Dragging my disinterested kids to the park where they sulked the whole time and then got sunburned; hiking when one kid refused to walk, standing rigid and rooted to the ground like a tree while another ran straight for the poison ivy; lugging gear through heat and sand as I anxiously watched three kids in the ocean. Yep, in every seemingly fun place lurks all sorts of hidden nightmares.
One of my favorite summer fails was the Fourth of July that my husband looked up from his morning paper with an excited gleam in his eyes. “Kids!” he boomed, and immediately three small elephants trumpeted down the stairs and barreled into the kitchen. “We’re going to Coney Island for the hot dog eating contest!”
“I don’t want to go,” said my oldest.
“I am not going,” said my middle.
“I’m hungry,” said my youngest.
Undeterred, I immediately began gathering snacks, bathing suits, and towels while smearing sunblock on their squirming bodies. “The contest is a national tradition,” I explained. “We’re gonna see the champ Joey Chestnut. He can eat like 70 hot dogs in 10 minutes!”
“That’s gross,” my oldest sneered.
“He’ll probably die,” my middle chimed in.
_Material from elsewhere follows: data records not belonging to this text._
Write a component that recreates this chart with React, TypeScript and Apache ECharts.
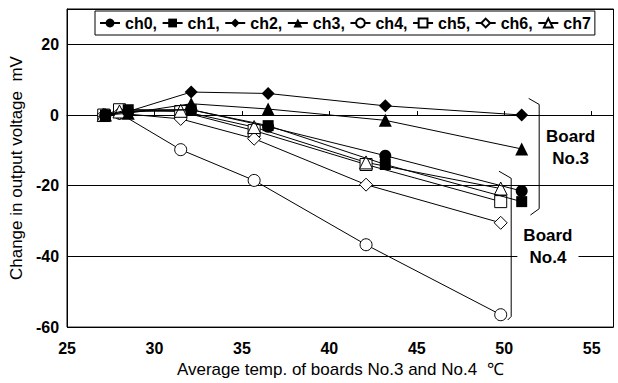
import React, { useEffect, useRef } from "react";
import * as echarts from "echarts";

// Temperatures (x) — board No.3 channels (filled markers) and board No.4 channels (open markers)
const tempFilled = [27.2, 28.5, 32.1, 36.5, 43.2, 51.0];
const tempOpen = [27.1, 28.0, 31.5, 35.7, 42.1, 49.8];

// Change in output voltage (mV)
const ch0 = [0, 1.0, 1.5, -3.3, -11.5, -21.5];
const ch1 = [0, 1.5, 1.5, -3.0, -14.0, -24.5];
const ch2 = [0, 1.0, 6.5, 6.1, 2.6, 0];
const ch3 = [0, 0.5, 3.2, 1.7, -1.5, -9.6];
const ch4 = [0, 0.5, -9.8, -18.5, -36.7, -56.5];
const ch5 = [0, 1.5, 1.0, -4.4, -14.0, -24.5];
const ch6 = [0, 0.5, -1.1, -6.7, -19.7, -30.5];
const ch7 = [0, 1.0, 1.2, -3.4, -13.4, -20.8];

const xTicks = [25, 30, 35, 40, 45, 50, 55];
const yTicks = [-60, -40, -20, 0, 20];

// Annotation brackets (data coordinates)
const board3Bracket = [[51.4, 4.7], [52.0, 3.0], [52.0, -26.5], [51.5, -28.3]];
const board4Bracket = [[49.7, -15.9], [50.4, -17.9], [50.4, -57.0], [50.2, -58.0]];
const board3Label = { text: "Board\nNo.3", x: 53.8, y: -9.3 };
const board4Label = { text: "Board\nNo.4", x: 52.5, y: -37.3 };

type Spec = { name: string; values: number[]; xs: number[]; symbol: string; size: number; filled: boolean };

const seriesSpecs: Spec[] = [
  { name: "ch0", values: ch0, xs: tempFilled, symbol: "circle", size: 12, filled: true },
  { name: "ch1", values: ch1, xs: tempFilled, symbol: "rect", size: 11, filled: true },
  { name: "ch2", values: ch2, xs: tempFilled, symbol: "diamond", size: 13, filled: true },
  { name: "ch3", values: ch3, xs: tempFilled, symbol: "triangle", size: 13, filled: true },
  { name: "ch4", values: ch4, xs: tempOpen, symbol: "circle", size: 12, filled: false },
  { name: "ch5", values: ch5, xs: tempOpen, symbol: "rect", size: 12, filled: false },
  { name: "ch6", values: ch6, xs: tempOpen, symbol: "diamond", size: 13, filled: false },
  { name: "ch7", values: ch7, xs: tempOpen, symbol: "triangle", size: 13, filled: false },
];

const FONT = "'Liberation Sans', Arial, sans-serif";

export default function App() {
  const ref = useRef<HTMLDivElement>(null);
  useEffect(() => {
    if (!ref.current) return;
    const chart = echarts.init(ref.current, undefined, { renderer: "svg" });
    const option: any = {
      animation: false,
      backgroundColor: "#fff",
      textStyle: { fontFamily: FONT },
      grid: { left: 63.5, right: 4.5, top: 9, bottom: 53, show: true, borderColor: "#000", borderWidth: 1, backgroundColor: "transparent" },
      legend: {
        left: 95,
        top: 11,
        padding: [4, 4],
        itemGap: 4.6,
        itemWidth: 20,
        itemHeight: 11,
        backgroundColor: "#fff",
        borderColor: "#000",
        borderWidth: 1,
        borderRadius: 0,
        formatter: (n: string) => (n === "ch7" ? n : n + ","),
        textStyle: { color: "#000", fontSize: 16, fontWeight: "bold", fontFamily: FONT },
        data: seriesSpecs.map((s) => s.name),
      },
      xAxis: {
        type: "value",
        min: 25,
        max: 56.25,
        interval: 5,
        name: "Average temp. of boards No.3 and No.4  ℃",
        nameLocation: "middle",
        nameGap: 33,
        nameTextStyle: { color: "#000", fontSize: 17, fontFamily: FONT },
        axisLine: { show: true, lineStyle: { color: "#000", width: 1 } },
        axisTick: { show: true, inside: true, length: 4, lineStyle: { color: "#000" } },
        axisLabel: {
          color: "#000",
          fontSize: 16,
          fontWeight: "bold",
          margin: 13,
          showMaxLabel: false,
          formatter: (v: number) => (xTicks.includes(v) ? String(v) : ""),
        },
        splitLine: { show: false },
      },
      yAxis: {
        type: "value",
        min: -60,
        max: 30,
        interval: 20,
        name: "Change in output voltage  mV",
        nameLocation: "middle",
        nameGap: 36,
        nameTextStyle: { color: "#000", fontSize: 17, fontFamily: FONT },
        axisLine: { show: true, lineStyle: { color: "#000", width: 1 } },
        axisTick: { show: false },
        axisLabel: {
          color: "#000",
          fontSize: 16,
          fontWeight: "bold",
          margin: 8,
          formatter: (v: number) => (yTicks.includes(v) ? String(v) : ""),
        },
        splitLine: { show: true, lineStyle: { color: "#000", width: 1 } },
      },
      series: seriesSpecs.map((s) => ({
        name: s.name,
        type: "line",
        data: s.xs.map((x, i) => [x, s.values[i]]),
        symbol: s.symbol,
        symbolSize: s.size,
        showSymbol: true,
        lineStyle: { color: "#000", width: 1 },
        itemStyle: { color: s.filled ? "#000" : "#fff", borderColor: "#000", borderWidth: s.filled ? 0 : 1 },
        emphasis: { disabled: true },
        z: s.filled ? 3 : 2,
      })),
    };
    chart.setOption(option);

    const px = (p: number[]) => chart.convertToPixel({ gridIndex: 0 }, p) as number[];
    const textEl = (l: { text: string; x: number; y: number }, bg: boolean) => {
      const c = px([l.x, l.y]);
      return {
        type: "text",
        x: c[0],
        y: c[1],
        z: 100,
        style: {
          text: l.text,
          fill: "#000",
          font: `bold 17px ${FONT}`,
          align: "center",
          verticalAlign: "middle",
          lineHeight: 22,
          backgroundColor: bg ? "#fff" : undefined,
          padding: bg ? [0, 6] : 0,
        },
      };
    };
    chart.setOption({
      graphic: [
        { type: "polyline", z: 90, shape: { points: board3Bracket.map(px) }, style: { stroke: "#000", lineWidth: 1, fill: "none" } },
        { type: "polyline", z: 90, shape: { points: board4Bracket.map(px) }, style: { stroke: "#000", lineWidth: 1, fill: "none" } },
        textEl(board3Label, false),
        textEl(board4Label, true),
      ],
    });
    return () => chart.dispose();
  }, []);
  return <div ref={ref} style={{ position: "fixed", left: 0, top: 0, width: 618, height: 383, background: "#fff" }} />;
}
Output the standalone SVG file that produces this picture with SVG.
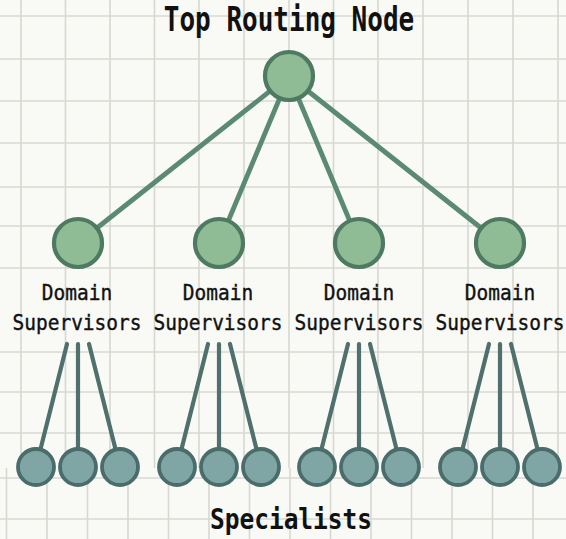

“I want a hot dog,” said my youngest.
I ignored them. “Come on!” I encouraged with slightly manic enthusiasm. “It’s going to be so much fun!”
The “fun” turned out to be an hour-and-a-half car ride and a mile hike to the boardwalk in 95 degrees with tens of thousands of people all straining to catch a glimpse of the show. That is, all except my children—one whining he was hot, another complaining to go home, and the third who looked about to doze off, apparently overcome by all the excitement.
The best moment of the day came when we were back home in our living room, clean and cozy on the couch, watching a news piece about what a great day it was in Coney Island at the hot dog eating contest. That’s when we all laughed and laughed.
And there it was—the happy family togetherness I was hoping for right there in our very own living room. No traffic. No hoopla. No stress.
It dawned on me that we didn’t need all the big plans and fancy outings. I didn’t need to turn summer into a rotation of scheduled events. That maybe, just maybe, we could slow down and not force fun, but rather take a moment to really relax. I mean, the lack of anything to do is what we all love about summer, right? So why was I so intent on dragging my kids out of bed to do “something”?
Back when they were younger, it had a lot to do with getting out of the house; with feeling like I was a good mom who “did things” with her kids. And as they got older, the stakes got even higher. I now feel the pressure of time slipping from us. They grow so fast! Memories must be made!